San Francisco-based retail giant Gap announced that 500 employees, or approximately 5% of their corporate employees are to be laid off in San Francisco as well as in smaller numbers in New York, marking the latest mass layoff to affect the Bay Area this year.
The Bay Area has seen a large amount of turmoil in the job market in only the last few months. Numerous factories and distribution centers have closed down, and even well performing tech companies such as Tesla have laid off hundreds. But, with continued supply chain problems, high costs still being a factor in San Francisco, a global recession, and a decline in sales due to shoppers going for different brands, Gap joined the list of Bay Area employers who had to massively cut their workforce this year.
The company, which also owns brands Old Navy, Banana Republic, and Athleta, has been struggling since the pandemic. In August 2020, months after the pandemic hit, Gap closed their flagship store on Market Street in the city. Some brand agreements, such as with Kanye West’s Yeezy brand, have fallen through. And in July, their CEO of two-and-a-half years, Sonia Syngal, left following poor performance in revitalizing the company.
Gap layoffs only the latest mass layoff event in the Bay Area this year
While some of the 500 job losses will be in New York and Asia, most of them will come at the corporate level in San Francisco. Job experts told the Globe on Wednesday that while recession fears have sparked many of the mass layoffs, companies either being based or located in the Bay Area have many unique challenges and have been failing more often than not at meeting them in recent years.

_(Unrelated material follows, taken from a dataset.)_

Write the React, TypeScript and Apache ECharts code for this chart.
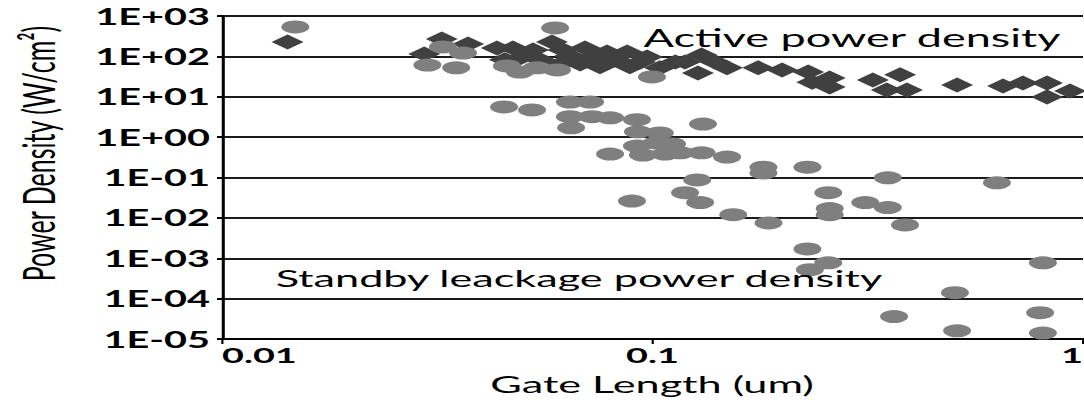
import React, { useEffect, useRef } from "react";
import * as echarts from "echarts";

// ---- data (gate length in um, power density in W/cm^2) ----
const activePoints: [number, number][] = [
  [0.0142, 227], [0.0295, 115], [0.0324, 270], [0.0373, 203], [0.0435, 161],
  [0.0454, 82], [0.0474, 161], [0.0492, 91], [0.0528, 144], [0.0548, 82],
  [0.0584, 227], [0.061, 65], [0.062, 144], [0.0643, 102], [0.0679, 65],
  [0.0697, 161], [0.0716, 91], [0.0755, 55], [0.0784, 128], [0.0818, 82],
  [0.0873, 128], [0.0886, 55], [0.0935, 73], [0.0971, 97], [0.104, 52],
  [0.113, 73], [0.119, 73], [0.1275, 39], [0.13, 108], [0.1397, 73],
  [0.149, 52], [0.176, 52], [0.2, 46], [0.23, 41], [0.235, 23],
  [0.258, 29], [0.258, 17.5], [0.325, 26], [0.35, 14.7], [0.376, 35],
  [0.39, 14.7], [0.51, 19.6], [0.652, 18.5], [0.725, 22], [0.825, 22],
  [0.825, 9.9], [0.933, 13.9],
];

const standbyPoints: [number, number][] = [
  [0.0148, 535], [0.0594, 505], [0.0326, 171], [0.0363, 121], [0.03, 61],
  [0.035, 52], [0.0459, 58], [0.0492, 41], [0.0539, 52], [0.06, 46],
  [0.0997, 31], [0.0452, 5.6], [0.0525, 4.7], [0.0643, 7.4], [0.0716, 7.4],
  [0.0643, 3.2], [0.0724, 3.2], [0.0797, 3.0], [0.092, 2.7], [0.0647, 1.7],
  [0.0925, 1.35], [0.104, 1.27], [0.131, 2.1], [0.092, 0.6], [0.102, 0.72],
  [0.111, 0.68], [0.0797, 0.38], [0.095, 0.36], [0.107, 0.38], [0.116, 0.41],
  [0.13, 0.41], [0.149, 0.32], [0.181, 0.18], [0.181, 0.13], [0.127, 0.087],
  [0.119, 0.042], [0.129, 0.024], [0.0896, 0.026], [0.154, 0.012], [0.186, 0.0075],
  [0.229, 0.18], [0.352, 0.098], [0.631, 0.074], [0.256, 0.042], [0.312, 0.024],
  [0.258, 0.017], [0.258, 0.012], [0.352, 0.018], [0.386, 0.0067], [0.229, 0.0017],
  [0.256, 0.00077], [0.232, 0.00052], [0.807, 0.00077], [0.504, 0.00014], [0.364, 0.000036],
  [0.795, 0.000045], [0.51, 0.000016], [0.807, 0.000014],
];

const xTickLabels = ["0.01", "0.1", "1"]; // decades 10^-2 .. 10^0
const yTickLabels = [
  "1E-05", "1E-04", "1E-03", "1E-02", "1E-01",
  "1E+00", "1E+01", "1E+02", "1E+03",
]; // decades 10^-5 .. 10^3

const xAxisTitle = "Gate Length (um)";
const yAxisTitle = "Power Density (W/cm²)";
const activeLabel = "Active power density";
const standbyLabel = "Standby leackage power density";

// ---- layout: chart drawn narrower, then stretched horizontally ----
const PAGE_W = 1084;
const PAGE_H = 405;
const CHART_W = 602;
const STRETCH = PAGE_W / CHART_W;
const px = (v: number) => v / STRETCH; // page x -> chart x

const FONT = "Lato, 'Open Sans', 'DejaVu Sans', sans-serif";

export default function App() {
  const ref = useRef<HTMLDivElement>(null);

  useEffect(() => {
    if (!ref.current) return;
    const chart = echarts.init(ref.current, null, {
      renderer: "svg",
      width: CHART_W,
      height: PAGE_H,
    });

    const xFmt = (v: number) => {
      const e = Math.round(Math.log10(v));
      return xTickLabels[e + 2] ?? String(v);
    };
    const yFmt = (v: number) => {
      const e = Math.round(Math.log10(v));
      return yTickLabels[e + 5] ?? String(v);
    };

    chart.setOption({
      animation: false,
      backgroundColor: "#ffffff",
      grid: {
        left: px(222),
        right: CHART_W - px(1083),
        top: 16,
        bottom: 66,
        containLabel: false,
        outerBoundsMode: "none",
      },
      xAxis: {
        type: "log",
        logBase: 10,
        min: 0.01,
        max: 1,
        splitNumber: 2,
        axisLine: { show: true, onZero: false, lineStyle: { color: "#000", width: 2 } },
        axisTick: { show: true, length: 5, lineStyle: { color: "#000", width: 1.2 } },
        minorTick: { show: false },
        splitLine: { show: false },
        axisLabel: {
          margin: 6,
          color: "#000",
          fontFamily: FONT,
          fontWeight: "bold",
          fontSize: 21,
          formatter: xFmt,
          alignMinLabel: "left",
          alignMaxLabel: "right",
        },
      },
      yAxis: {
        type: "log",
        logBase: 10,
        min: 1e-5,
        max: 1e3,
        splitNumber: 8,
        axisLine: { show: true, lineStyle: { color: "#000", width: 1.7 } },
        axisTick: { show: true, length: px(5), lineStyle: { color: "#000", width: 2 } },
        minorTick: { show: false },
        splitLine: { show: true, lineStyle: { color: "#1a1a1a", width: 2 } },
        axisLabel: {
          margin: px(12),
          color: "#000",
          fontFamily: FONT,
          fontWeight: "bold",
          fontSize: 22,
          formatter: yFmt,
        },
      },
      graphic: [
        {
          type: "text",
          x: px(37.5),
          y: 153.5,
          rotation: Math.PI / 2,
          style: {
            text: yAxisTitle,
            fontFamily: FONT,
            fontSize: 25,
            fill: "#000",
            align: "center",
            verticalAlign: "middle",
          },
        },
        {
          type: "text",
          x: px(852),
          y: 37,
          z: 10,
          style: {
            text: activeLabel,
            fontFamily: FONT,
            fontSize: 25,
            fill: "#000",
            align: "center",
            verticalAlign: "middle",
          },
        },
        {
          type: "text",
          x: px(579),
          y: 278,
          z: 10,
          style: {
            text: standbyLabel,
            fontFamily: FONT,
            fontSize: 24,
            fill: "#000",
            align: "center",
            verticalAlign: "middle",
          },
        },
        {
          type: "text",
          x: px(652),
          y: 384,
          style: {
            text: xAxisTitle,
            fontFamily: FONT,
            fontSize: 24,
            fill: "#000",
            align: "center",
            verticalAlign: "middle",
          },
        },
      ],
      series: [
        {
          name: activeLabel,
          type: "scatter",
          data: activePoints,
          symbol: "diamond",
          symbolSize: [px(32), 15],
          itemStyle: { color: "#404040", opacity: 1 },
          z: 2,
        },
        {
          name: standbyLabel,
          type: "scatter",
          data: standbyPoints,
          symbol: "circle",
          symbolSize: [px(28), 13],
          itemStyle: { color: "#7f7f7f", opacity: 1 },
          z: 3,
        },
      ],
    });

    return () => chart.dispose();
  }, []);

  return (
    <div
      style={{
        position: "fixed",
        left: 0,
        top: 0,
        width: PAGE_W,
        height: PAGE_H,
        overflow: "hidden",
        background: "#fff",
      }}
    >
      <div
        ref={ref}
        style={{
          width: CHART_W,
          height: PAGE_H,
          transform: `scaleX(${STRETCH})`,
          transformOrigin: "0 0",
        }}
      />
    </div>
  );
}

“San Francisco, as well as the whole Bay Area, really saw a resurgence after the Great Recession of the late 2000’s,” explained Julie Ochs, a San Jose-based headhunter and hiring specialist, to the Globe. “And San Francisco is weird. They follow economic trends heavily when it comes to the economy, but because of how the hiring of the city is, tech trends factor more. So the cities fortunes are amplified. When the Country is doing good, San Francisco is doing really good. When the country is doing not so great, it’s even worse here.”
“And we’ve seen it before, with the dotcom bubble and the Great Recession in recent decades. But COVID-19, and this oncoming recession, have have been a one-two hit. The pandemic closed many stores and amplified housing prices so much that people largely stopped buying. Many people went remote or left the area, and even after work resumed and COVID restrictions were lifted, downtown San Francisco was left with so many vacancies that some buildings are half empty. Supply chain issues are still doing their toll too, which isn’t great for tech companies reliant on that. And now with many people not spending as much, in particular families who are avoiding shopping, it’s a problem. So these Gap layoffs really make sense with the bigger picture. Oh, and that’s on top of other brands taking over their market and failing to get a large online presence early on.”
“Gap is sadly yet another company hit hard by a lot of differing factors in 2022. It’s not like some companies being forced out due to crime concerns in the city, but it’s another sign of the times here in San Francisco. And they won’t be the last here this year in all likelihood.”
Other tech companies based in the city are likely to announce similar reduction plans later this year.